Wie es im Handel heisst, haben die Gebühren von Twint aber ab 2017 mit dem Zusammenschluss mit der UBS-App Paymit und dem Einstieg diverser Banken ins Aktionariat deutlich angezogen – etwa auf das Niveau von Kreditkarten-Gebühren.

Dazu heisst es bei Twint auf Anfrage, die Bezahl-App habe 2017 auf ein Vierparteien-System gewechselt, das aus Kreditkarten-Angeboten bekannt ist. Dort schliessen in der Regel die Acquirer – etwa Zahlungsabwickler wie SIX – die Verträge mit den Händlern. «Diese Verträge, in die Twint keinen Einblick hat, dürften sich in wettbewerbsfähigen, branchenüblichen Grössenordnungen bewegen.»

Twint fügte an: Wenn diese Bedingungen nicht fair wären, hätten bis dato kaum 7'000 Händler die App integriert.

Eine Enttäuschung

Ein Vertreter der E-Commerce-Branche berichtet allerdings von der Enttäuschung mit Twint. «Wir haben eigentlich gehofft, dass Twint das günstige Zahlungsmittel für uns wird, dank der Direktbelastung via Bankkonto. Derzeit scheint es von den Banken aber als Vehikel genutzt zu werden, um ähnliche Kommissionen einzunehmen wie die amerikanisch dominierten Kreditkarten-Schemes – mit dem zusätzlichen Vorteil, dass die Banken keine Interchange-Gebühren nach den USA abführen müssen.»

Andreas Steffes, Geschäftsführer des Dachverbands Handel Schweiz, sieht im Streit Galaxus vs. Twint vor allem ein Kräftemessen. «Die Diskussionen des Handels mit den Anbietern von Zahlungsmitteln über die Gebühren werden regelmässig geführt», sagt der Branchenvertreter. Dies sei aber letztlich ein Spiel der Marktkräfte und lasse sich so lange durchführen, wie die Interessenlage entsprechend ist. «Die zunehmende Zahl von Fintech-Lösungen wie Twint, N26 und Revolut», erwartet Steffes, «wird dazu führen wird, dass die Kosten für die Bezahllösungen sinken werden».

Kühles Kräftemessen?

Handelt es sich tatsächlich um ein kühl kalkuliertes Kräftemessen, sitzt Digitec-Galaxus womöglich am längeren Hebel. Als umsatzstärkster E-Commerce-Akteur in der Schweiz nach Zalando und mit dem Mutterhaus Migros im Rücken besitzt das Unternehmen einiges an Gewicht. Laut Kennern des Online-Handels beläuft sich hingegen der Anteil der über Twint abgewickelten Zahlungen im einstelligen Prozentbereich – allerdings mit klarer Tendenz nach oben.
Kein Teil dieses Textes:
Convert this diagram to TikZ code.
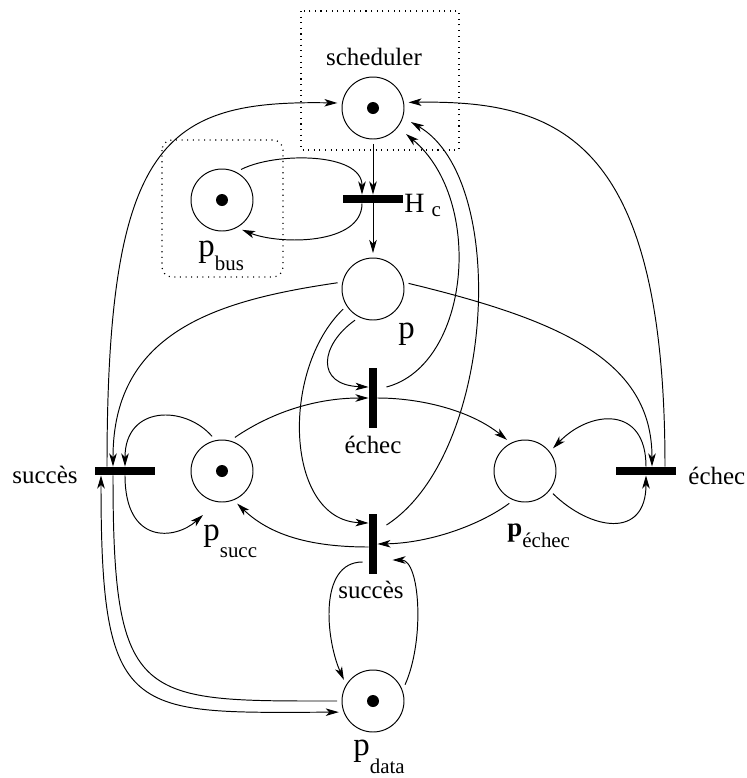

Twint ist dennoch nicht zu Konzessionen bereit. «Die Gebühren sind absolut wettbewerbsfähig und branchenüblich», heisst es beim Fintech. Allerdings, ist man hüben wie drüben offen für neue Verhandlungen. Bei Twint ist ein erneuter Anschluss von Galaxus «jederzeit» denkbar.

Und auch Galaxus reicht eine Hand zur Versöhnung: «Für Verhandlungen sind wir weiterhin offen», sagt dort ein Sprecher. Vielleicht hat es sich bei der Migros-Tochter dann weniger lang «ausgetwintet» als befürchtet.